The problem is just: from FATFS view (even with RTOS), such a driver read function is called, it looks like a simple 'synchronous' call: it calls a function - waits until it returns (from FATFS's view). If you do now a context switch, and another thread is running which blocks/pre-emptives your FATFS call - how to come back to FATFS, even the 'DMA done' even/queue was sent? (just to ask  😉   )

It is your choice: just to bear in mind that real HW INTs, RTOS threads, their priorities etc. are really 'sensitive' (if a wrong system design - and you get a dead-lock ..., also a reason why CubeMX cannot handle and generate code for you for such high level system). I am fighting often with such dead-locks ... and there is nothing, just a 'good SW system design' and a 'think twice' approach with the entire system in mind (where a tool cannot really help).

SD Card, FATFs and RTOS is not so difficult: just check other examples, check Callbacks and the SD_Driver structure, function pointers in there.

It works fine for me on many STM MCUs (F4, F7, H7) in a similar way, also easy to change from DMA based to non-DMA based (just a different set of function pointers in struct 'SD_Driver', just a different 'driver object').

And:

no need

to touch and modify any FATFS files (I would not do anyway). The driver functions for read, write etc. should convert the 'asynchronous' (DMA based, back-ground-running in parallel) call into synchronous: wait via events or queues until done before returning to caller. All is done in the BSP drivers and SD_Driver 'driver object'. It is not part of FATFS (which expects just basic low level routines via the 'driver object'), it is part of your BSP.

Yes, CubeMX will NOT generate such 'complex' BSP functions: you had to check FW projects, demos, applications: there are such BSP functions (CubeMX is very low level, chip-based, we are talking here a SW-system and it is much more high-level, CubeMX is not made for it, just HW-related, low-level).

And:

- do not touch FATFS source code - do not add anything in third-party code (very hard to maintain, to migrate to newer versions ..., not a good idea). All is really done via SD_Driver 'driver object' and BSP functions (including Callbacks).
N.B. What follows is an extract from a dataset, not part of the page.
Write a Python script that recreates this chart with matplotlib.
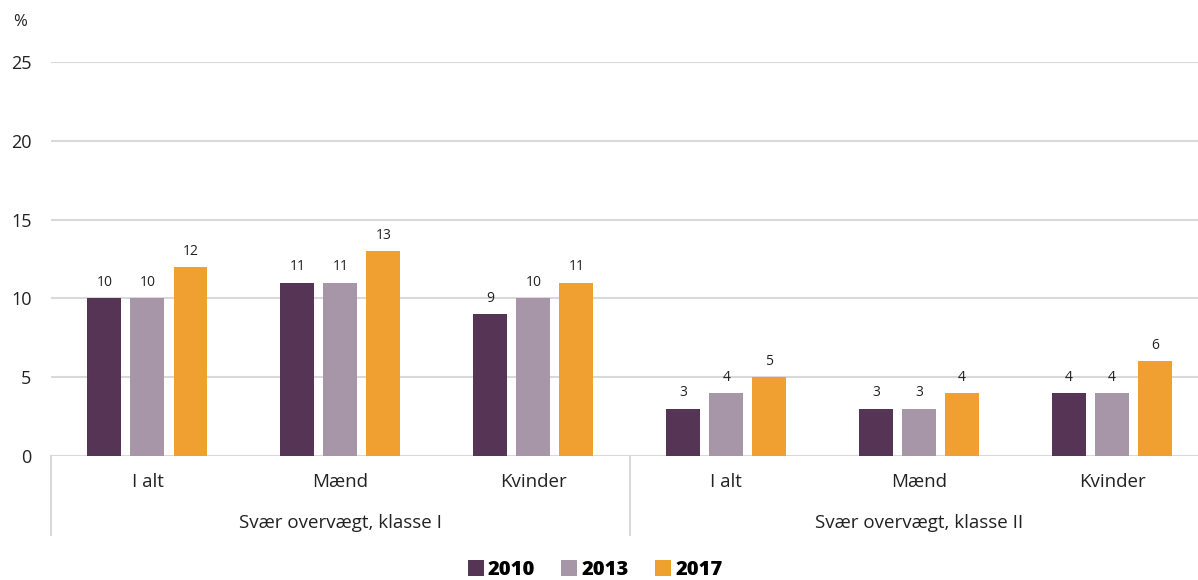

- do not use any time sensitive code, e.g. to wait for X milliseconds, osDelay(), HAL_Delay() etc. At the end it will not really work (if you change clocks, SD card type etc. and timing values are incorrect). Have a real 'ping-pong', synchronization.

KScha
Associate

Hi,

There is an example with a RTOS - enabled driver using DMA and RTOS signaling in the latest CubeMX for the STM32F657-Eval. I will try to port this one for the STM32F746-discovery and the 767 Nucleo.